Death Cab performs at the Riviera

    Photos by Sinead Flood / North by Northwestern

    With its worn-down appearance and old-school feel, the Riviera was the perfect venue for rockers Death Cab for Cutie. For many attendees, myself included, the concert was a night of nostalgia, a throwback to the music of their early teens. For others it was the chance to see what the hype was all about. Why is this band still popular after 11 years?

    The roughly one and a half hours Ben Gibbard and co. played were simply not enough to delve into their extensive discography. And not surprisingly, the band drew the majority of its set-list from their most recent albums, perhaps taking the average age of the audience into account. Disappointing as that was, Death Cab delivered a performance more than worthy of the A&O Fall show.

    So Many Dynamos, an Illinois-based band and friends of guitarist Chris Walla, opened the night with a sound starkly different from that of Death Cab. More alt-rock with a slight punk feel, the only real similarity was the use of synthesizers on a few songs; nevertheless, the band managed to charm the crowd, admitting that it was the largest group they’d ever played for.

    Then Death Cab took the stage. The band showcased their ability to put on an excellent live show. Many songs sounded eerily similar to their recorded counterparts. And although Ben’s mic could have been a bit louder, his voice easily carried over the instrumentation. One of their most recent singles, “I Will Possess Your Heart,” — and yes, they did play that four minute and 35 second long intro — cemented a statement drummer Jason McGerr recently made about Narrow Stairs. The new album really does sound the most like Death Cab live. Not to mention Nick Harmer’s bass riff, which, though simplistic, sent chills. Previously, I might have pictured a Death Cab show where the band stood calmly on stage, essentially “too cool.” But the boys definitely had a good time through the set, moving around and enjoying the music as much as the crowd. It was especially cool to see Chris singing along sans mic, just for the fun of it.

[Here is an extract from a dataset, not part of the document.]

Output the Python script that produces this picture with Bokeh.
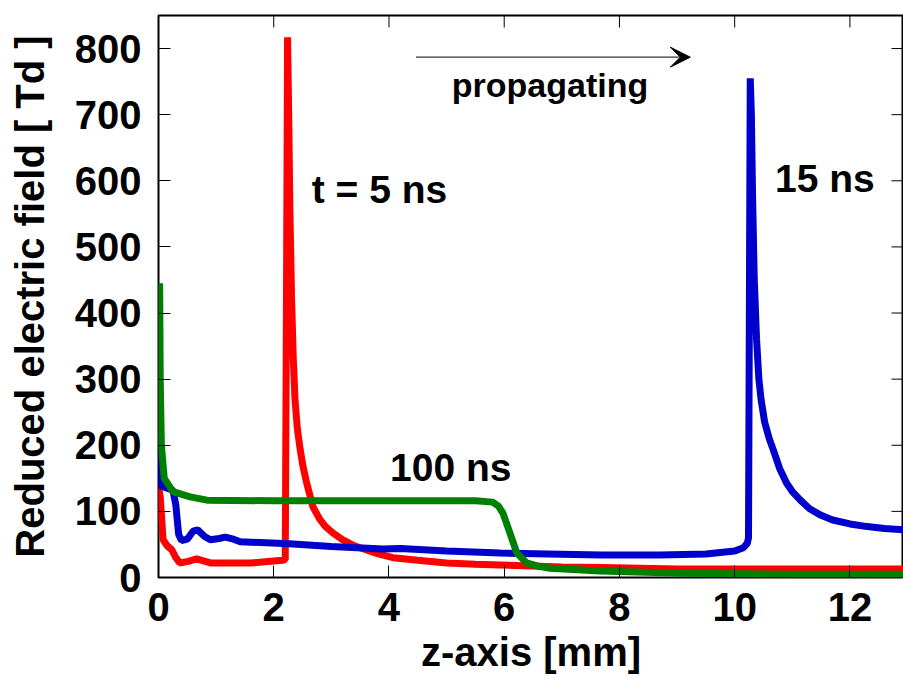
import math
from bokeh.plotting import figure
from bokeh.models import Range1d, FixedTicker, Arrow, VeeHead
from bokeh.core.properties import value
from bokeh.embed import file_html
from bokeh.resources import INLINE

# ---- data ----
z_5ns = [0.0, 0.03, 0.08, 0.15, 0.23, 0.3, 0.37, 0.5, 0.66, 0.9, 1.2, 1.6, 2.0, 2.15,
         2.2, 2.22, 2.24, 2.26, 2.28, 2.31, 2.34, 2.37, 2.41, 2.46, 2.51, 2.58, 2.68,
         2.8, 2.9, 3.03, 3.2, 3.4, 3.6, 3.8, 4.07, 4.5, 5.0, 5.5, 5.93, 7.0, 7.7,
         9.0, 11.0, 13.0]
E_5ns = [137, 122, 57, 48, 42, 30, 22, 24, 28, 22, 22, 22, 25, 26,
         27, 400, 817, 700, 560, 420, 330, 268, 225, 193, 167, 140, 107,
         88, 77, 67, 57, 48, 42, 36, 30, 26, 22, 20, 19, 16, 15,
         13, 13, 13]

z_15ns = [0.0, 0.02, 0.05, 0.15, 0.25, 0.3, 0.35, 0.4, 0.5, 0.6, 0.68, 0.8, 0.9, 1.05,
          1.16, 1.3, 1.42, 2.27, 3.0, 3.9, 4.2, 5.0, 5.93, 7.7, 8.7, 9.5, 10.0, 10.15,
          10.22, 10.24, 10.27, 10.29, 10.31, 10.34, 10.38, 10.42, 10.46, 10.52, 10.6,
          10.67, 10.78, 10.9, 11.0, 11.14, 11.3, 11.5, 11.7, 12.0, 12.3, 12.6, 12.93, 13.0]
E_15ns = [215, 145, 138, 135, 132, 110, 65, 56, 58, 70, 72, 62, 57, 59,
          61, 58, 54, 51, 47, 43, 44, 40, 37, 34, 34, 35.5, 40, 45,
          52, 60, 755, 700, 580, 450, 360, 300, 268, 235, 210,
          193, 165, 143, 130, 117, 104, 94, 87, 81, 77, 74, 72, 71.5]

z_100ns = [0.02, 0.03, 0.05, 0.1, 0.25, 0.55, 0.84, 2.0, 4.0, 5.5, 5.8, 5.9, 5.98,
           6.1, 6.22, 6.39, 6.6, 6.8, 7.66, 9.1, 11.0, 13.0]
E_100ns = [445, 300, 200, 150, 130, 122, 117, 116, 116, 116, 114, 108, 97,
           67, 37, 22, 17, 14, 10, 6.5, 5, 5]

x_ticks = [0, 2, 4, 6, 8, 10, 12]
y_ticks = [0, 100, 200, 300, 400, 500, 600, 700, 800]

label_texts = ["t = 5 ns", "15 ns", "100 ns"]
label_x = [2.66, 10.70, 4.02]
label_y = [587, 604, 166]

X_END = 12.93
Y_END = 850
FONT = "Liberation Sans"
FS = "40px"

p = figure(width=903, height=677, output_backend="svg", toolbar_location=None,
           x_range=Range1d(0, X_END), y_range=Range1d(0, Y_END),
           min_border_left=158, min_border_right=0, min_border_top=15,
           min_border_bottom=100)
p.background_fill_color = "white"
p.border_fill_color = "white"
p.xgrid.visible = False
p.ygrid.visible = False
p.outline_line_color = "black"
p.outline_line_width = 2

for ax, ticks in ((p.xaxis[0], x_ticks), (p.yaxis[0], y_ticks)):
    ax.ticker = FixedTicker(ticks=ticks)
    ax.minor_tick_line_color = None
    ax.major_tick_in = 12
    ax.major_tick_out = 0
    ax.major_tick_line_color = "black"
    ax.major_tick_line_width = 1
    ax.axis_line_color = None
    ax.major_label_text_font = FONT
    ax.major_label_text_font_style = "bold"
    ax.major_label_text_font_size = FS
    ax.major_label_text_color = "black"
    ax.axis_label_text_font = FONT
    ax.axis_label_text_font_style = "bold"
    ax.axis_label_text_font_size = FS
    ax.axis_label_text_color = "black"

p.xaxis[0].axis_label = "z-axis [mm]"
p.yaxis[0].axis_label = "Reduced electric field [ Td ]"
p.xaxis[0].major_label_standoff = 15
p.xaxis[0].axis_label_standoff = 6
p.yaxis[0].major_label_standoff = 17
p.yaxis[0].axis_label_standoff = 20

# mirror ticks on top and right edges (inward)
p.ray(x=x_ticks, y=[Y_END] * len(x_ticks), length=12, length_units="screen",
      angle=-math.pi / 2, line_color="black", line_width=1)
p.ray(x=[X_END] * len(y_ticks), y=y_ticks, length=12, length_units="screen",
      angle=math.pi, line_color="black", line_width=1)

p.line(z_5ns, E_5ns, line_color="#ff0000", line_width=7)
p.line(z_15ns, E_15ns, line_color="#0000cc", line_width=7)
p.line(z_100ns, E_100ns, line_color="#008000", line_width=7)

p.text(x=label_x, y=label_y, text=label_texts, text_font=value(FONT),
       text_font_style="bold", text_font_size="39px", text_color="black",
       text_align="left", text_baseline="alphabetic")
p.text(x=[5.09], y=[745], text=["propagating"], text_font=value(FONT),
       text_font_style="bold", text_font_size="34px", text_color="black",
       text_align="left", text_baseline="alphabetic")

p.add_layout(Arrow(end=VeeHead(size=20, fill_color="black", line_color="black", line_width=1),
                   x_start=4.47, y_start=787, x_end=9.23, y_end=787,
                   line_color="#333333", line_width=1.3))

open("out.html", "w").write(file_html(p, INLINE))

    Although about three songs into the set they played a tune off We Have the Facts and We’re Voting Yes, that trend did not continue. Photo Album was largely unrepresented. However, songs off of Transatlanticism, Plans and Narrow Stairs received a more positive or at least widespread response from the crowd. Sweetly dedicated to “those in love,” Gibbard stood under a lone spotlight, playing his unaccompanied take on “I Will Follow You Into the Dark,” one of the band’s more well-known songs. In that vein, songs from Plans seemed to be the best received — not surprising given it was their first major label release.

    Gibbard is as adorable as you would expect. As the frontman, he really personifies the band — the sweet and talented nerd you used to know and love that unexpectedly became really cool.

    Despite their newfound fame, Death Cab showed that they still love their fans by coming back for a four-song encore. Closing the night with “Marching Bands of Manhattan,” the band finished a great set but left the crowd wanting more. My junior-high fantasies have finally been fulfilled but I could have listened to another two hours of that dream-like instrumentation and the sweet, whispering sound of Ben Gibbard’s voice.